REQUIREMENTS:
Extract, without alteration, each line from the start of the listing to the line bearing "ax = fig.add_axes([88/540, 105/428, 454/540, 302/428])".

DATA FOR THIS TASK:
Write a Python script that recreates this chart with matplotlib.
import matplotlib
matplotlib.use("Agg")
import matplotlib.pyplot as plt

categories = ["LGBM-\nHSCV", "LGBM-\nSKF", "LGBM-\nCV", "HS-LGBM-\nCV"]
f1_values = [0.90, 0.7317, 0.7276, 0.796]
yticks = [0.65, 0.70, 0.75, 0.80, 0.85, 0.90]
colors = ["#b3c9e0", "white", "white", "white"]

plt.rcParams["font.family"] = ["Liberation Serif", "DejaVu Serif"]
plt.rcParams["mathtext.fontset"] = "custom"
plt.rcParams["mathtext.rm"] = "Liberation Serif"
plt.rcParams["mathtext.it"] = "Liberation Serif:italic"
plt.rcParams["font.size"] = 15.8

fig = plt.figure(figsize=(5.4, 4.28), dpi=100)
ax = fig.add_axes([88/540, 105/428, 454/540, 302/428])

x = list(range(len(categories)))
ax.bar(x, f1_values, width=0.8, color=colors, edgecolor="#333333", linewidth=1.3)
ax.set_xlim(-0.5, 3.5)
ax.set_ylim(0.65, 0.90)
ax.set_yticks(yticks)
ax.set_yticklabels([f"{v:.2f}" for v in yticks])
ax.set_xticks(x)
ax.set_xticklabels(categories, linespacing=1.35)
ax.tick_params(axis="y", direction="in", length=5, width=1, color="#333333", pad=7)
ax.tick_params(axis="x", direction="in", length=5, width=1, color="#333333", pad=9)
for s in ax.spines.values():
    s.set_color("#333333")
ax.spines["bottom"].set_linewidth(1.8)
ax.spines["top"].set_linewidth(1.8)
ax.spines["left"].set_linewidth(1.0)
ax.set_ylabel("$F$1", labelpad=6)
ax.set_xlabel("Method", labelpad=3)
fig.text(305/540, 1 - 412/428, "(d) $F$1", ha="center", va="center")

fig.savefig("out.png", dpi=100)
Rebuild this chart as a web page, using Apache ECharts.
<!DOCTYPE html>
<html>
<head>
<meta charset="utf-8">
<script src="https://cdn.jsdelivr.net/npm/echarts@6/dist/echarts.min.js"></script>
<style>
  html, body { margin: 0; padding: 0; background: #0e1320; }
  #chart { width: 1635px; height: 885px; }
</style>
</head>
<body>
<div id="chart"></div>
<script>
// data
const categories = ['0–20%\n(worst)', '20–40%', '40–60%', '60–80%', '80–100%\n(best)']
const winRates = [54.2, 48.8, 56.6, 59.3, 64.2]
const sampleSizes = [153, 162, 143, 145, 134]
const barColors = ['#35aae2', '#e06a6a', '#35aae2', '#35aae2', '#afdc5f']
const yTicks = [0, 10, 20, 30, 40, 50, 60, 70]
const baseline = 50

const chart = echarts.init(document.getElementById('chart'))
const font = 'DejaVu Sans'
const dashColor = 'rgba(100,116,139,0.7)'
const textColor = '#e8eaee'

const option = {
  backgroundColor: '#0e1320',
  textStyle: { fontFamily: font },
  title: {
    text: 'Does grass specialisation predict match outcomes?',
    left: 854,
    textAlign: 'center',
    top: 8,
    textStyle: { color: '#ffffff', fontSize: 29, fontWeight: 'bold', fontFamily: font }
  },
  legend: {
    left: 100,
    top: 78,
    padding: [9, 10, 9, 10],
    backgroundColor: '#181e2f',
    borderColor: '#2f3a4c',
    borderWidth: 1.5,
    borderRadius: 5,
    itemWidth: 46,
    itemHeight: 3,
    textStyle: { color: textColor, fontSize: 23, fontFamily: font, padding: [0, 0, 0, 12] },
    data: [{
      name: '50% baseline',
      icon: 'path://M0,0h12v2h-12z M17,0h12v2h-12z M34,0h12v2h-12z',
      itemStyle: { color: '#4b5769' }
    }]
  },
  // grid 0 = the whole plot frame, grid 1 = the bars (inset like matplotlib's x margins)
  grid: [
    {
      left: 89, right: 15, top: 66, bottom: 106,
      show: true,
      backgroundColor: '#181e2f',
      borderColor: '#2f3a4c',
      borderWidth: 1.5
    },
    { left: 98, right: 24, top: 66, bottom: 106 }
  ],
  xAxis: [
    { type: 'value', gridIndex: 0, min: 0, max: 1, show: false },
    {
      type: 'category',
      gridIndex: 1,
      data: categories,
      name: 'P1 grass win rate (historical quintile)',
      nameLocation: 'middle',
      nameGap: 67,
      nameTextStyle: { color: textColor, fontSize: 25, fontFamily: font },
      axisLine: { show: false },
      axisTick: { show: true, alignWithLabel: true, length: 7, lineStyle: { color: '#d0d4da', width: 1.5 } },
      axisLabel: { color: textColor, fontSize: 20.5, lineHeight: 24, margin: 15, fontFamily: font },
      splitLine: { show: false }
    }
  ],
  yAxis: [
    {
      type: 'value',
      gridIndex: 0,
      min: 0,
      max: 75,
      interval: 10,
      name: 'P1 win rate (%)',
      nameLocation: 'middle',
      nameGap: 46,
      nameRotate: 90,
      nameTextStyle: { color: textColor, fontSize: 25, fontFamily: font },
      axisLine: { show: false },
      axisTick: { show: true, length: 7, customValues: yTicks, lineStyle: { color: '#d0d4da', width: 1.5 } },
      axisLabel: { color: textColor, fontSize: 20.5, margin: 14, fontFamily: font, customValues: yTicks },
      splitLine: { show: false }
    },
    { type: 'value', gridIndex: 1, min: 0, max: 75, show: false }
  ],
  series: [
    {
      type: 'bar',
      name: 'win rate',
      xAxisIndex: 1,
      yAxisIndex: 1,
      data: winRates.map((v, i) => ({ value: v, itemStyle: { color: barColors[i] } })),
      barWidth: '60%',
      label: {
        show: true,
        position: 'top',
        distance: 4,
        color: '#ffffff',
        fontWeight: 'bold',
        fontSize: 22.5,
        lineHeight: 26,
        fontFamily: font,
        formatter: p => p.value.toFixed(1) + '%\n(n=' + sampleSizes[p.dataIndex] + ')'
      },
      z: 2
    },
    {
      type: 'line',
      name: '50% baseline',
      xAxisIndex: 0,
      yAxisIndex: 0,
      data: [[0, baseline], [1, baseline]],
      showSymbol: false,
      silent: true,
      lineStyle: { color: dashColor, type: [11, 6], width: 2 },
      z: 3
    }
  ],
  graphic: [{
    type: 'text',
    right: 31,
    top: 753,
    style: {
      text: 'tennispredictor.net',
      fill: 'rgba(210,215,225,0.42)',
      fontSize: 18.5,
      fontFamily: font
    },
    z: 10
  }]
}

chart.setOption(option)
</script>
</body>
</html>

OUTPUT FOR THIS TASK:
Write a Python script that recreates this chart with matplotlib.
import matplotlib
matplotlib.use("Agg")
import matplotlib.pyplot as plt

categories = ["LGBM-\nHSCV", "LGBM-\nSKF", "LGBM-\nCV", "HS-LGBM-\nCV"]
f1_values = [0.90, 0.7317, 0.7276, 0.796]
yticks = [0.65, 0.70, 0.75, 0.80, 0.85, 0.90]
colors = ["#b3c9e0", "white", "white", "white"]

plt.rcParams["font.family"] = ["Liberation Serif", "DejaVu Serif"]
plt.rcParams["mathtext.fontset"] = "custom"
plt.rcParams["mathtext.rm"] = "Liberation Serif"
plt.rcParams["mathtext.it"] = "Liberation Serif:italic"
plt.rcParams["font.size"] = 15.8

fig = plt.figure(figsize=(5.4, 4.28), dpi=100)
ax = fig.add_axes([88/540, 105/428, 454/540, 302/428])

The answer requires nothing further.